Still, a strategy that failed under far more favorable circumstances is unlikely to succeed under the current more challenging conditions. Instead, rather than increasing stability in the region, many believe that pursuing this course risks bringing the confrontation between the West and Iran to a climax, with a regional war as its ultimate outcome. Disturbingly, some elements in Saudi Arabia seem to prefer such a conflict to an Iraqi democracy with Shiites at the helm.

So far, Bush and Blair have resisted the one policy that could both avoid regional war and help stabilize Iraq-a holistic approach that would give all regional states a stake in the region’s future and stability. Confrontation and balance of power politics still seem to be preferred over consensus building.

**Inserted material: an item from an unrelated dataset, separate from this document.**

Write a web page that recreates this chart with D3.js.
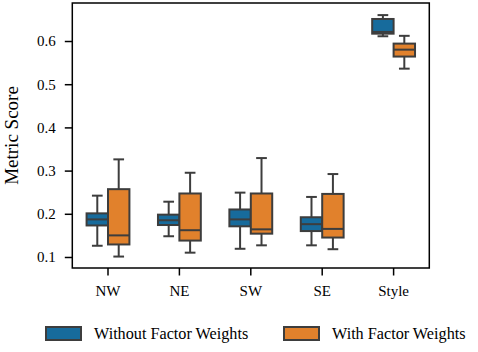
<!DOCTYPE html>
<html><head><meta charset="utf-8">
<script src="https://cdn.jsdelivr.net/npm/d3@7"></script>
<style>body{margin:0;background:#fff}svg{display:block}text{font-family:"Liberation Serif","DejaVu Serif",serif;fill:#000}</style>
</head><body><svg id="c" width="478" height="352"></svg>
<script>
const categories = ["NW","NE","SW","SE","Style"];
const seriesNames = ["Without Factor Weights","With Factor Weights"];
const seriesColors = ["#176b9c","#e1812c"];
const yTicks = [0.1,0.2,0.3,0.4,0.5,0.6];
// Without Factor Weights
const withoutLow  = [0.126,0.148,0.119,0.127,0.611];
const withoutQ1   = [0.173,0.174,0.171,0.160,0.617];
const withoutMed  = [0.187,0.185,0.187,0.176,0.621];
const withoutQ3   = [0.201,0.198,0.210,0.192,0.651];
const withoutHigh = [0.242,0.228,0.249,0.239,0.660];
// With Factor Weights
const withLow  = [0.101,0.110,0.127,0.118,0.536];
const withQ1   = [0.129,0.138,0.154,0.145,0.564];
const withMed  = [0.150,0.162,0.164,0.165,0.580];
const withQ3   = [0.257,0.247,0.247,0.246,0.594];
const withHigh = [0.326,0.295,0.329,0.292,0.612];

const series = [
  {low:withoutLow,q1:withoutQ1,med:withoutMed,q3:withoutQ3,high:withoutHigh},
  {low:withLow,q1:withQ1,med:withMed,q3:withQ3,high:withHigh}
];

const svg = d3.select("#c");
const L=72.3,R=429.3,T=3,B=268;
const x = d3.scaleBand().domain(categories).range([L,R]).padding(0);
const y = d3.scaleLinear().domain([0.0745,0.688]).range([B,T]);
const edge="#3d3d3d";
const bw = x.bandwidth();
const boxW = 0.3*bw;

series.forEach((s,si)=>{
  const g = svg.append("g");
  categories.forEach((c,i)=>{
    const cx = x(c)+bw/2 + (si===0?-1:1)*boxW/2;
    g.append("line").attr("x1",cx).attr("x2",cx).attr("y1",y(s.high[i])).attr("y2",y(s.q3[i]))
      .attr("stroke",edge).attr("stroke-width",2);
    g.append("line").attr("x1",cx).attr("x2",cx).attr("y1",y(s.q1[i])).attr("y2",y(s.low[i]))
      .attr("stroke",edge).attr("stroke-width",2);
    [s.high[i],s.low[i]].forEach(v=>{
      g.append("line").attr("x1",cx-boxW/4).attr("x2",cx+boxW/4).attr("y1",y(v)).attr("y2",y(v))
        .attr("stroke",edge).attr("stroke-width",2);
    });
    g.append("rect").attr("x",cx-boxW/2).attr("width",boxW)
      .attr("y",y(s.q3[i])).attr("height",y(s.q1[i])-y(s.q3[i]))
      .attr("fill",seriesColors[si]).attr("stroke",edge).attr("stroke-width",2);
    g.append("line").attr("x1",cx-boxW/2).attr("x2",cx+boxW/2).attr("y1",y(s.med[i])).attr("y2",y(s.med[i]))
      .attr("stroke",edge).attr("stroke-width",2);
  });
});

svg.append("rect").attr("x",L).attr("y",T).attr("width",R-L).attr("height",B-T)
  .attr("fill","none").attr("stroke","#000").attr("stroke-width",1.5);

const ya = svg.append("g").attr("transform",`translate(${L},0)`)
  .call(d3.axisLeft(y).tickValues(yTicks).tickFormat(d3.format(".1f")).tickSize(7.5).tickPadding(9));
ya.attr("font-family",null);
ya.select(".domain").remove();
ya.selectAll("line").attr("stroke","#000").attr("stroke-width",1.5);
ya.selectAll("text").style("font-size","15px").style("font-family","'Liberation Serif',serif");

const xa = svg.append("g").attr("transform",`translate(0,${B})`)
  .call(d3.axisBottom(x).tickSize(7.5).tickPadding(10));
xa.attr("font-family",null);
xa.select(".domain").remove();
xa.selectAll("line").attr("stroke","#000").attr("stroke-width",1.5);
xa.selectAll("text").style("font-size","15px").style("font-family","'Liberation Serif',serif");

svg.append("text").attr("transform",`translate(18,${(T+B)/2}) rotate(-90)`)
  .attr("text-anchor","middle").style("font-size","19px").text("Metric Score");

const legX=[46,284];
seriesNames.forEach((n,i)=>{
  svg.append("rect").attr("x",legX[i]).attr("y",327).attr("width",35).attr("height",13)
    .attr("fill",seriesColors[i]).attr("stroke",edge).attr("stroke-width",2);
  svg.append("text").attr("x",legX[i]+48).attr("y",338.5).style("font-size","16.2px").text(n);
});
</script></body></html>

But it remains to be seen who will lose the most-and who can afford to lose the most-in the lose-lose situation that the continuation of this policy would likely lead to. Though no side is immune to miscalculation, some would argue that so far, Bush and Blair far outdo their competitors in this field.

Trita Parsi is a writer for the Inter Press Service and the author of Treacherous Triangle-The Secret Dealings of Israel, Iran, and the United States (Yale University Press, 2007).